INFORMATION SHOWN ->
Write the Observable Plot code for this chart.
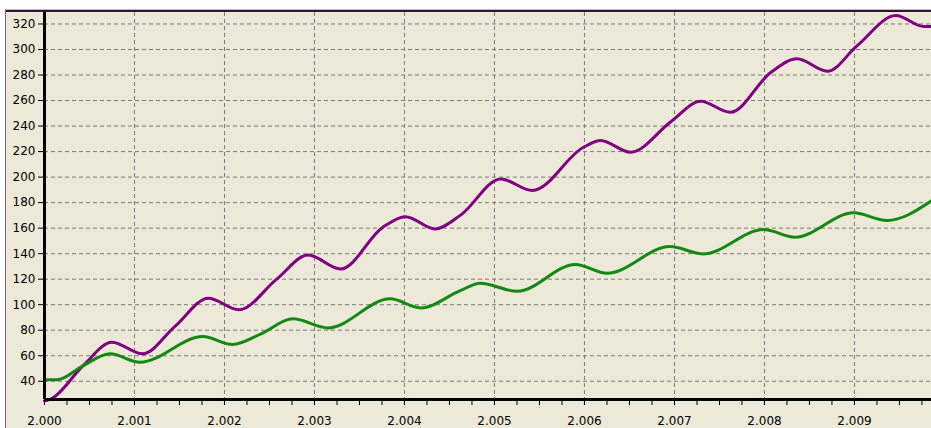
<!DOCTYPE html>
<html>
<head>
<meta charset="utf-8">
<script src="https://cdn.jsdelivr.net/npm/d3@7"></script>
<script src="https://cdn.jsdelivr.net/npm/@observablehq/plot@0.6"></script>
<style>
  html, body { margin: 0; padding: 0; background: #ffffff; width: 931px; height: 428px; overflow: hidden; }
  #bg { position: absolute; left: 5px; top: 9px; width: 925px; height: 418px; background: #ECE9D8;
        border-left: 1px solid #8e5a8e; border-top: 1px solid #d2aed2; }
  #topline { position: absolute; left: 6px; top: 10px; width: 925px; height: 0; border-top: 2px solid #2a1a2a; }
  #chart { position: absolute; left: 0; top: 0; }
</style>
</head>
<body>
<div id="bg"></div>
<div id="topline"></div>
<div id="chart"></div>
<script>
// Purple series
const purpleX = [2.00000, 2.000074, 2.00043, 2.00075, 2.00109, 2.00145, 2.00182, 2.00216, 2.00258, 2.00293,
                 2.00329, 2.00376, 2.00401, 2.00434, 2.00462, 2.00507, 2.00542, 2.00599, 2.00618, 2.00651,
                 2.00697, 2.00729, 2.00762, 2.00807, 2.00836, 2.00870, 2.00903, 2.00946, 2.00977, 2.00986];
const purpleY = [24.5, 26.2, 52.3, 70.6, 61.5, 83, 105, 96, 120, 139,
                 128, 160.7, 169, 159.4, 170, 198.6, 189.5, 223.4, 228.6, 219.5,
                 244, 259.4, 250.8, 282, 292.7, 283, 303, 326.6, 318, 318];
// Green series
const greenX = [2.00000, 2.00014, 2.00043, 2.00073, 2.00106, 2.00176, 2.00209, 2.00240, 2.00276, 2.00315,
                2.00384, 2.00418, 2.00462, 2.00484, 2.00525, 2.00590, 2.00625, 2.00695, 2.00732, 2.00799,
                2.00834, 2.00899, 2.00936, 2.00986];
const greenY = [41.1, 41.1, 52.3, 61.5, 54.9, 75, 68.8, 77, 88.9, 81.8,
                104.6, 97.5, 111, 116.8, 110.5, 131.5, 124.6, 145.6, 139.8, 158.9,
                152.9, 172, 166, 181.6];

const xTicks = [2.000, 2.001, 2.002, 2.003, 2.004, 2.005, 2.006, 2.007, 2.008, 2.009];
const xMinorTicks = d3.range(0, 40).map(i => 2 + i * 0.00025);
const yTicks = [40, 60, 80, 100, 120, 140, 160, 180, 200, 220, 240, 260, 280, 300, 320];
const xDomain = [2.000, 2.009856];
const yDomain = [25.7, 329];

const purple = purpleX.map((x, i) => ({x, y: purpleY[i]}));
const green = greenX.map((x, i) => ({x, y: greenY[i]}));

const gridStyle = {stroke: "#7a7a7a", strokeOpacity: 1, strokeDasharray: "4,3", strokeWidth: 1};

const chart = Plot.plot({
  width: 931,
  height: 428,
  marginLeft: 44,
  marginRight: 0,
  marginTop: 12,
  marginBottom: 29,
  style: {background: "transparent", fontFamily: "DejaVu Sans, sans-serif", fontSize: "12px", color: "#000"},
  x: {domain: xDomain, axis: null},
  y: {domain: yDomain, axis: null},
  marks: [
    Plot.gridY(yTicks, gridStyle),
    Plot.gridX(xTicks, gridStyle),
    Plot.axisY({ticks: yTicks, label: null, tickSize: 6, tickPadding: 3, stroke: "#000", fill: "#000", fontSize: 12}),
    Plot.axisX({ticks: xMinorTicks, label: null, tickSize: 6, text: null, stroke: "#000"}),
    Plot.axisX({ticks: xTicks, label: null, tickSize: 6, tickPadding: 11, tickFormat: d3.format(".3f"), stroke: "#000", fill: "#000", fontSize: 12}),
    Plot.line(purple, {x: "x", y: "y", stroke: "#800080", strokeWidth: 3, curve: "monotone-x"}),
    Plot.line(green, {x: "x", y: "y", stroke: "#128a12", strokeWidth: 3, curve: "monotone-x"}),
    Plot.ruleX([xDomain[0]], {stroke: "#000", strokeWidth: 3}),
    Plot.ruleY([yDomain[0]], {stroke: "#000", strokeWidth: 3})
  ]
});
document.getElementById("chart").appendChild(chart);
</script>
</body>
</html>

EXERCISE REQUIREMENTS ->
Show every line where the string "chart" appears.

REPLY ->
Write the Observable Plot code for this chart.
  #chart { position: absolute; left: 0; top: 0; }
<div id="chart"></div>
const chart = Plot.plot({
document.getElementById("chart").appendChild(chart);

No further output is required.